Webinário com Jéssica Botelho, da CPA, e Paulo Talarico, da Agência Mural, discute como o jornalismo local enfrenta a desinformação e os estereótipos nas periferias e na Amazônia
Texto de Maria Luiza Guimarães
Como combater a desinformação que circula nas periferias urbanas e em territórios amazônicos, muitas vezes invisibilizados pela grande mídia? Esse foi o tema central do webinário promovido pela COAR Notícias, na última quarta-feira (21), que reuniu os jornalistas Paulo Talarico, da Agência Mural, e Jéssica Botelho, do Coletivo CPA, para discutir os desafios do jornalismo local diante das fake news e das vulnerabilidades informacionais.

Paulo conta que a Agência Mural surgiu em 2010, inicialmente como um blog, para fazer jornalismo sobre as periferias da Grande São Paulo sem reproduzir preconceitos. “Só somos notícia na grande mídia quando acontece violência ou tragédia. Nossa proposta é mostrar que esses territórios estão cheios de potências e histórias que precisam ser contadas”, afirma. A Mural trabalha com correspondentes locais, moradores que conhecem de perto os desafios e as soluções das próprias comunidades.
O jornalista também destaca que, embora a Agência seja digital, enfrenta dificuldades para alcançar o público nos bairros, já que os algoritmos, infelizmente, priorizam conteúdos sensacionalistas. “Nos recusamos a explorar violência para ganhar audiência. Nosso foco é criar identidade e pertencimento por meio da informação”, pontuou. Como alternativa, a Mural tem investido em ações presenciais, oficinas e projetos como o “Clube Mural”, que forma novos jornalistas das periferias, uma alternativa à comunicação offline.
Diretamente da Amazônia, Jéssica Botelho trouxe uma reflexão sobre como a região é historicamente tratada como periferia do país. “A Amazônia só aparece na mídia nacional quando é para falar de queimadas ou tragédias. Nosso território não pode existir apenas como gerador de lucro, ele é também fonte de soluções”, compartilha. Para ela, a desinformação na região se alimenta tanto da circulação de fake news quanto da ausência de produção jornalística local, configurando muitas localidades da região como desertos e semi desertos de notícias.

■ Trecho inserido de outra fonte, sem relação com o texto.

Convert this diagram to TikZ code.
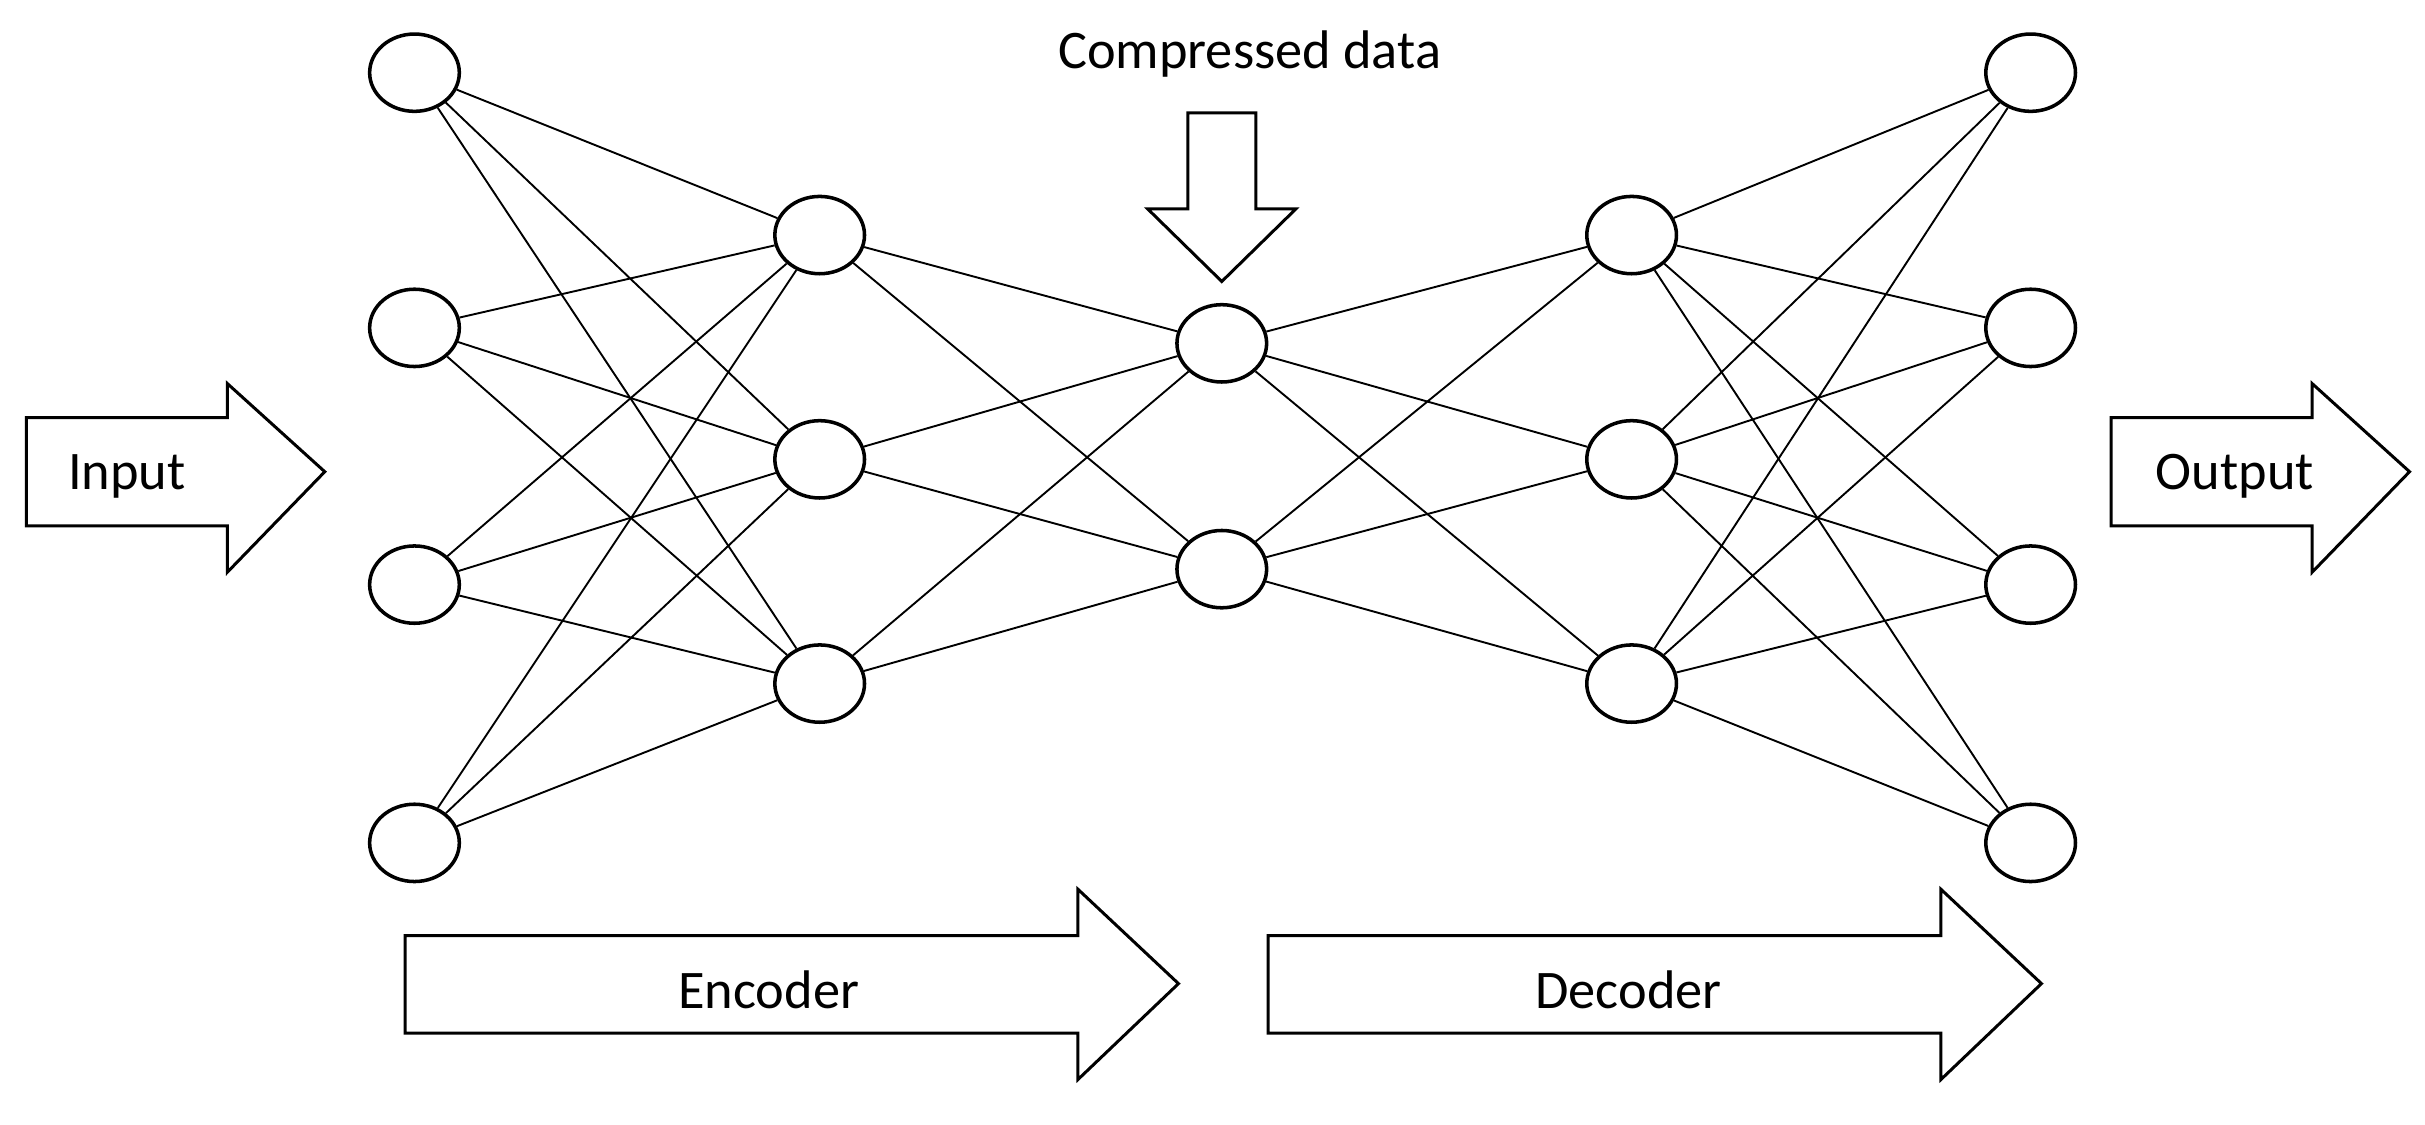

Além disso, Jéssica também chama atenção para um problema comum a veículos da região: a reprodução desenfreada de releases oficiais como saída para a falta de recursos. “Isso também é vetor de desinformação, principalmente nas pautas socioambientais”, alertou. A jornalista defende que o fortalecimento da comunicação popular, das rádios comunitárias e das redes locais é fundamental para enfrentar essa realidade.
O debate também abordou o papel nocivo dos programas policialescos, que reforçam estigmas e criminalizam moradores de periferias. “É um discurso que naturaliza violência, racismo e misoginia, e ainda tem grande audiência tanto na TV quanto nas plataformas digitais”, aponta Jéssica.
Ambos os jornalistas ressaltam que, apesar dos desafios, o jornalismo local é peça-chave no enfrentamento à desinformação, especialmente quando atua com formação, educação midiática e conexão direta com as comunidades. Contudo, alertam que sem políticas públicas que garantam financiamento e sustentabilidade, esse trabalho segue extremamente vulnerável. “Desinformação se combate com informação de qualidade, feita por quem vive no território para quem vive nele”, resume Paulo.